Wheels of Justice in Motion for Disabled Vet Fraud Case


Wheels of Justice in Motion for Disabled Vet Fraud Case
Federal agents searched the North Little Rock offices of DAV Construction Co. and Powers of Arkansas in 2015. (Mark Friedman)

With a pretrial hearing scheduled for Thursday and trial set to start Sept. 5, the filings are flying in the federal criminal case of R. Alan Hope and Mikel C. Kullander.

Hope, president of Powers of Arkansas in North Little Rock, and Kullander, owner of Kullander Construction Co. in Little Rock, were indicted in December on multiple felony counts related to an alleged scheme to get millions of dollars in federal contracts by falsely claiming another company they formed in 2007, DAV Construction Co., was headed by a disabled veteran.

Hope originally faced 30 counts and Kullander 31, but two counts against each were dismissed after defense attorneys persuaded U.S. District Judge Leon Holmes that the statute of limitations had run on those particular counts.

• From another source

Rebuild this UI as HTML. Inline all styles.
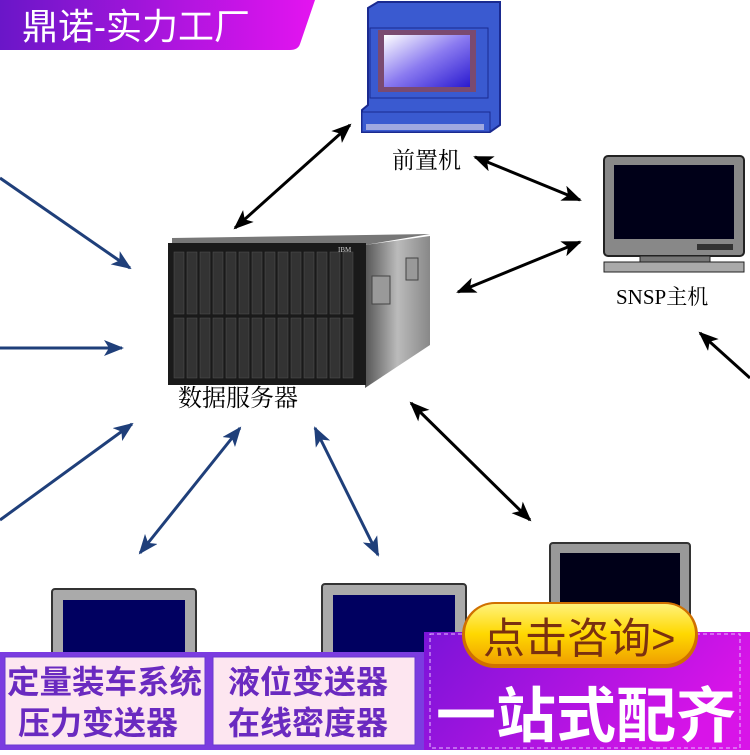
<!DOCTYPE html>
<html><head><meta charset="utf-8"><style>
body{margin:0;width:750px;height:750px;overflow:hidden;background:#fff;font-family:"Liberation Serif","Noto Serif CJK SC",serif}
</style></head><body>
<svg width="750" height="750" viewBox="0 0 750 750" xmlns="http://www.w3.org/2000/svg">
<defs>
<linearGradient id="bn" x1="0" x2="1"><stop offset="0" stop-color="#6a16c8"/><stop offset="1" stop-color="#e414f0"/></linearGradient>
<linearGradient id="rp" x1="0" x2="1" y1="0" y2="0.3"><stop offset="0" stop-color="#7a14d8"/><stop offset="1" stop-color="#d814e8"/></linearGradient>
<linearGradient id="yb" x1="0" x2="0" y1="0" y2="1"><stop offset="0" stop-color="#fff27a"/><stop offset="0.5" stop-color="#ffd800"/><stop offset="1" stop-color="#f0a000"/></linearGradient>
<linearGradient id="scr" x1="0" x2="1" y1="0" y2="1"><stop offset="0" stop-color="#ffffff"/><stop offset="0.5" stop-color="#8a7af0"/><stop offset="1" stop-color="#2a1ad0"/></linearGradient>
<linearGradient id="side" x1="0" x2="1"><stop offset="0" stop-color="#555"/><stop offset="0.5" stop-color="#bbb"/><stop offset="1" stop-color="#888"/></linearGradient>
<marker id="ab" markerWidth="20" markerHeight="16" refX="18" refY="8" orient="auto-start-reverse" markerUnits="userSpaceOnUse" viewBox="0 0 20 16"><path d="M0,0 L20,8 L0,16 L5,8z" fill="#000"/></marker>
<marker id="an" markerWidth="20" markerHeight="16" refX="18" refY="8" orient="auto-start-reverse" markerUnits="userSpaceOnUse" viewBox="0 0 20 16"><path d="M0,0 L20,8 L0,16 L5,8z" fill="#1f3f7a"/></marker>
</defs>
<path d="M0,0 H315 L300,44 Q298,50 290,50 H0z" fill="url(#bn)"/>
<text x="22" y="39" font-family="Liberation Sans,Noto Sans CJK SC,sans-serif" font-size="36" fill="#fff">鼎诺-实力工厂</text>

<path d="M368,8 L378,2 H500 V125 L490,132 H362 V110 L368,105z" fill="#3a5ad0" stroke="#1a2a90" stroke-width="2"/>
<rect x="370" y="28" width="118" height="70" fill="#3a5ad0" stroke="#1a2a90"/>
<rect x="378" y="30" width="98" height="62" fill="#7a4a70"/>
<rect x="384" y="35" width="86" height="52" fill="url(#scr)"/>
<rect x="362" y="112" width="128" height="20" fill="#3a5ad0" stroke="#1a2a90"/>
<rect x="366" y="124" width="118" height="6" fill="#a0a8e0"/>
<text x="392" y="168" font-size="23">前置机</text>

<rect x="604" y="156" width="140" height="100" rx="4" fill="#888" stroke="#222" stroke-width="2"/>
<rect x="614" y="165" width="120" height="74" fill="#000018"/>
<rect x="697" y="244" width="36" height="6" fill="#333"/>
<rect x="640" y="256" width="70" height="6" fill="#777" stroke="#222"/>
<rect x="604" y="262" width="140" height="10" fill="#aaa" stroke="#222"/>
<text x="616" y="304" font-size="21">SNSP主机</text>

<path d="M365,245 L430,236 V345 L365,388z" fill="url(#side)"/>
<rect x="372" y="276" width="18" height="28" fill="#999" stroke="#444"/>
<rect x="406" y="258" width="12" height="22" fill="#999" stroke="#444"/>
<path d="M172,238 L430,234 L365,245 H172z" fill="#777"/>
<rect x="168" y="243" width="198" height="142" fill="#1a1a1a"/>
<g fill="#333" stroke="#555" stroke-width="0.5">
<rect x="174" y="252" width="10" height="62"/><rect x="187" y="252" width="10" height="62"/><rect x="200" y="252" width="10" height="62"/><rect x="213" y="252" width="10" height="62"/><rect x="226" y="252" width="10" height="62"/><rect x="239" y="252" width="10" height="62"/><rect x="252" y="252" width="10" height="62"/><rect x="265" y="252" width="10" height="62"/><rect x="278" y="252" width="10" height="62"/><rect x="291" y="252" width="10" height="62"/><rect x="304" y="252" width="10" height="62"/><rect x="317" y="252" width="10" height="62"/><rect x="330" y="252" width="10" height="62"/><rect x="343" y="252" width="10" height="62"/>
<rect x="174" y="318" width="10" height="60"/><rect x="187" y="318" width="10" height="60"/><rect x="200" y="318" width="10" height="60"/><rect x="213" y="318" width="10" height="60"/><rect x="226" y="318" width="10" height="60"/><rect x="239" y="318" width="10" height="60"/><rect x="252" y="318" width="10" height="60"/><rect x="265" y="318" width="10" height="60"/><rect x="278" y="318" width="10" height="60"/><rect x="291" y="318" width="10" height="60"/><rect x="304" y="318" width="10" height="60"/><rect x="317" y="318" width="10" height="60"/><rect x="330" y="318" width="10" height="60"/><rect x="343" y="318" width="10" height="60"/>
</g>
<text x="338" y="252" font-size="7" fill="#ccc">IBM</text>
<text x="178" y="406" font-size="24">数据服务器</text>

<g stroke="#1f3f7a" stroke-width="3" fill="none">
<line x1="0" y1="178" x2="130" y2="268" marker-end="url(#an)"/>
<line x1="0" y1="348" x2="122" y2="348" marker-end="url(#an)"/>
<line x1="0" y1="520" x2="132" y2="424" marker-end="url(#an)"/>
<line x1="140" y1="553" x2="240" y2="428" marker-start="url(#an)" marker-end="url(#an)"/>
<line x1="315" y1="428" x2="378" y2="555" marker-start="url(#an)" marker-end="url(#an)"/>
</g>
<g stroke="#000" stroke-width="3" fill="none">
<line x1="235" y1="228" x2="350" y2="125" marker-start="url(#ab)" marker-end="url(#ab)"/>
<line x1="475" y1="157" x2="580" y2="200" marker-start="url(#ab)" marker-end="url(#ab)"/>
<line x1="458" y1="292" x2="580" y2="242" marker-start="url(#ab)" marker-end="url(#ab)"/>
<line x1="411" y1="403" x2="530" y2="520" marker-start="url(#ab)" marker-end="url(#ab)"/>
<line x1="750" y1="378" x2="700" y2="333" marker-end="url(#ab)"/>
</g>

<rect x="52" y="589" width="144" height="70" rx="3" fill="#aaa" stroke="#333" stroke-width="2"/>
<rect x="63" y="600" width="122" height="60" fill="#000060"/>
<rect x="322" y="584" width="144" height="75" rx="3" fill="#aaa" stroke="#333" stroke-width="2"/>
<rect x="333" y="595" width="122" height="65" fill="#000060"/>
<rect x="550" y="543" width="140" height="80" rx="3" fill="#999" stroke="#333" stroke-width="2"/>
<rect x="560" y="553" width="120" height="65" fill="#000018"/>

<rect x="0" y="652" width="750" height="98" fill="#7b3ce0"/>
<rect x="5" y="657" width="200" height="88" fill="#fde6f0" stroke="#6a3ad0"/>
<rect x="213" y="657" width="202" height="88" fill="#fde6f0" stroke="#6a3ad0"/>
<g font-family="Liberation Sans,Noto Sans CJK SC,sans-serif" font-size="32" fill="#6a2ac0" font-weight="bold">
<text x="7" y="693" textLength="195" lengthAdjust="spacingAndGlyphs">定量装车系统</text>
<text x="18" y="734">压力变送器</text>
<text x="228" y="693">液位变送器</text>
<text x="228" y="734">在线密度器</text>
</g>
<rect x="424" y="632" width="326" height="118" fill="url(#rp)"/>
<rect x="430" y="634" width="310" height="114" fill="none" stroke="#e6c0ff" stroke-dasharray="4,3"/>
<rect x="462" y="602" width="236" height="66" rx="33" fill="#d07000"/>
<rect x="465" y="604" width="230" height="60" rx="30" fill="url(#yb)"/>
<text x="483" y="653" font-family="Liberation Sans,Noto Sans CJK SC,sans-serif" font-size="42" fill="#7a3010">点击咨询&gt;</text>
<text x="436" y="737" font-family="Liberation Sans,Noto Sans CJK SC,sans-serif" font-size="60" font-weight="bold" fill="#fff">一站式配齐</text>
</svg>
</body></html>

One of the motions filed last week by Assistant U.S. Attorney Stephanie Mazzanti asks Holmes to bar the defendants from blaming the federal government for failing to notice problems with DAV Construction’s qualifications earlier. “A victim’s negligence is no defense to a fraud charge,” she wrote.

Hope is being represented by Little Rock defense attorneys Tim Dudley and former U.S. Attorney Chuck Banks. Kullander’s defense attorneys are Jane Duke, also a former U.S. attorney, and her colleague at Mitchell Williams Selig Gates & Woodyard, Anton Leo Janik Jr.